I’ve walked alongside movie stars as they’ve attracted stares and points and autograph-seekers. I’ve seen, up close, the difference between the public image and private reality of a celebrity’s life. But since I’ve never met Kim Kardashian – and in this way I’m like most people – it was easy to forget that she appears on a television show, but isn’t a television show herself. Her life, on television, seems unscripted and spontaneous only because it’s a totally scripted and planned-out thing. When armed thieves broke into her Parisian digs, it’s almost as if they passed through the proscenium arch – they became actors in the continuing reality show that is Kim Kardashian’s life. The whole event, when I first learned of it, seemed like a plot twist, which is why my first reaction was to laugh gleefully. Finally, I thought, this show is getting interesting.

It took four or five of my friends to pull me back to reality and remind me that while many, many events of Kim Kardashian’s life are content-generation machines for her reality television show, being assaulted and threatened at gunpoint was clearly not one of them, and a good person of moral character would know that. I was suitably ashamed.

Less than an hour later, though, I was back to my old, bad self. A friend of mine looked up from his computer and announced, “Hey, did you hear that Lindsay Lohan’s finger got chopped off?”

The facts are these: Lindsay Lohan, the troubled starlet who has been a fixture of the tabloids since her early teenage years, had her finger nearly sheared off in a boating accident off the Turkish coast.
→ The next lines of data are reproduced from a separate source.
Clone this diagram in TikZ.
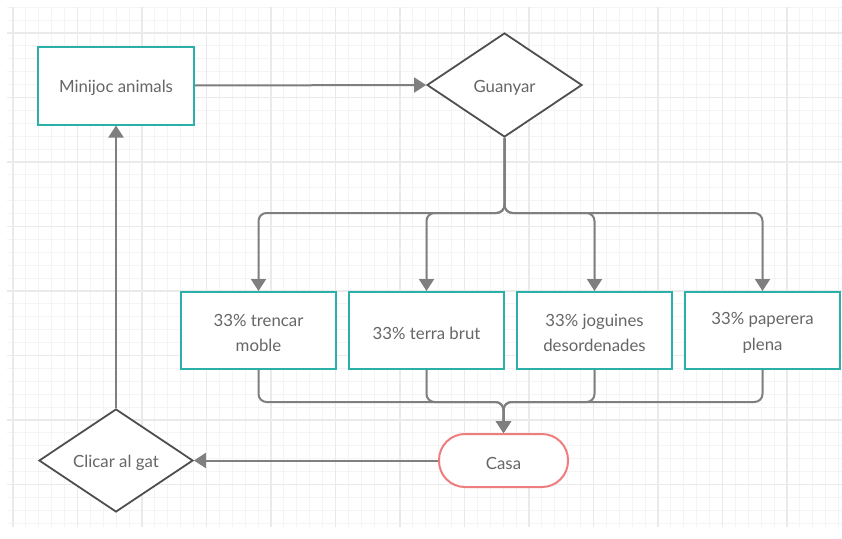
\documentclass[tikz,border=0pt]{standalone}
\usepackage{fontspec}
\setmainfont{Lato}
\usetikzlibrary{shapes.geometric,arrows.meta}
\definecolor{boxteal}{HTML}{2BB0A9}
\definecolor{casared}{HTML}{F07D7D}
\definecolor{connc}{HTML}{7F7F7F}
\definecolor{diac}{HTML}{4F4F4F}
\definecolor{txtc}{HTML}{666666}
\definecolor{gminc}{HTML}{F4F4F4}
\definecolor{gmajc}{HTML}{EAEAEA}
\tikzset{
  lbl/.style={text=txtc, font=\fontsize{16.8}{25.5}\selectfont, align=center, inner sep=0pt},
  tbox/.style={draw=boxteal, line width=2pt, fill=white, rectangle, inner sep=0pt, minimum width=155pt, minimum height=77pt},
  dbox/.style={draw=diac, line width=1.8pt, fill=white, diamond, inner sep=0pt},
  cbox/.style={draw=casared, line width=2pt, fill=white, rectangle, rounded corners=26pt, inner sep=0pt, minimum width=129pt, minimum height=53pt},
  conn/.style={draw=connc, line width=2pt, rounded corners=8pt},
  arr/.style={-{Triangle[width=15pt,length=12pt]}},
  gmin/.style={draw=gminc, line width=0.9pt},
  gmaj/.style={draw=gmajc, line width=1.4pt}
}
\begin{document}
\begin{tikzpicture}[x=1pt,y=-1pt]
\useasboundingbox (0,0) rectangle (842,538);
\fill[white] (0,0) rectangle (842,538);
% grid
\foreach \k in {0,...,64} \draw[gmin] ({13+12.9*\k},7) -- ({13+12.9*\k},527);
\foreach \k in {0,...,40} \draw[gmin] (7,{7.2+12.9*\k}) -- (842,{7.2+12.9*\k});
\foreach \k in {0,...,12} \draw[gmaj] ({13+64.5*\k},7) -- ({13+64.5*\k},527);
\foreach \k in {0,...,7} \draw[gmaj] (7,{33+64.5*\k}) -- (842,{33+64.5*\k});
% shapes
\node[tbox, minimum width=156pt, minimum height=78pt] (mini) at (116,85.5) {};
\node[dbox, minimum width=155pt, minimum height=104pt] (guan) at (504.5,85) {};
\node[tbox] (b1) at (258.5,330.5) {};
\node[tbox] (b2) at (426.5,330.5) {};
\node[tbox] (b3) at (594.5,330.5) {};
\node[tbox] (b4) at (762.5,330.5) {};
\node[cbox] (casa) at (503.5,460.5) {};
\node[dbox, minimum width=154pt, minimum height=103pt] (clic) at (116,460.5) {};
% texts
\node[lbl] (tmini) at ([yshift=-2.5pt]mini.center) {Minijoc animals};
\node[lbl] (tguan) at ([yshift=-2.5pt]guan.center) {Guanyar};
\node[lbl] (tb1) at ([yshift=-2.5pt]b1.center) {33\% trencar\\moble};
\node[lbl] (tb2) at ([yshift=-2.5pt]b2.center) {33\% terra brut};
\node[lbl] (tb3) at ([yshift=-2.5pt]b3.center) {33\% joguines\\desordenades};
\node[lbl] (tb4) at ([yshift=-2.5pt]b4.center) {33\% paperera\\plena};
\node[lbl] (tcasa) at ([yshift=-2.5pt]casa.center) {Casa};
\node[lbl] (tclic) at ([yshift=-2.5pt]clic.center) {Clicar al gat};
\coordinate (bus) at (504.5,213);
\coordinate (merge) at (503.5,402);
% connectors
\draw[conn, arr] (mini.east) -- (guan.west);
\foreach \b in {b1,b2,b3,b4} \draw[conn, arr] (guan.south) -- (bus) -| (\b.north);
\foreach \b in {b1,b2,b3,b4} \draw[conn, arr] (\b.south) |- (merge) -- (casa.north);
\draw[conn, arr] (casa.west) -- (clic.east);
\draw[conn, arr] (clic.north) -- (mini.south);
\end{tikzpicture}
\end{document}
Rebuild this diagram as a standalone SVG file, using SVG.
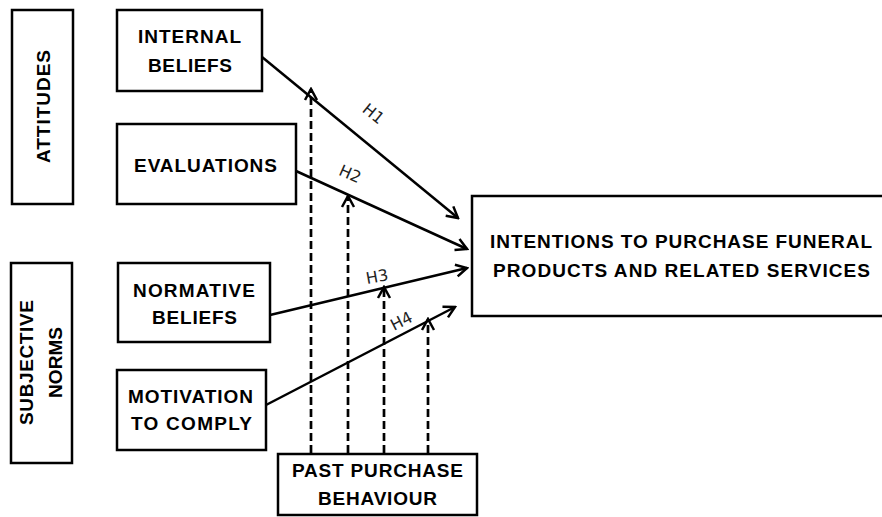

Doctors, luckily, were able to re-attach the finger. Lohan is fully recovered and back to business, which we know because she’s posting updates on Instagram.

My reaction when I heard the news – and I am not proud of myself, okay? – was to emit a fast, loud, mirthful bark.

Lindsay Lohan is a real person, with a real finger. She’s as real, in her way, as Kim Kardashian is. Both of them suffered real hurt – in Lindsay’s case, bloody real – and only an unredeemable monster would react the way I did. But in my defence, faced with all of these tabloid-favorite celebrities Tweeting and Instagramming and broadcasting their every move, maybe becoming a callous spectator is the most rational reaction.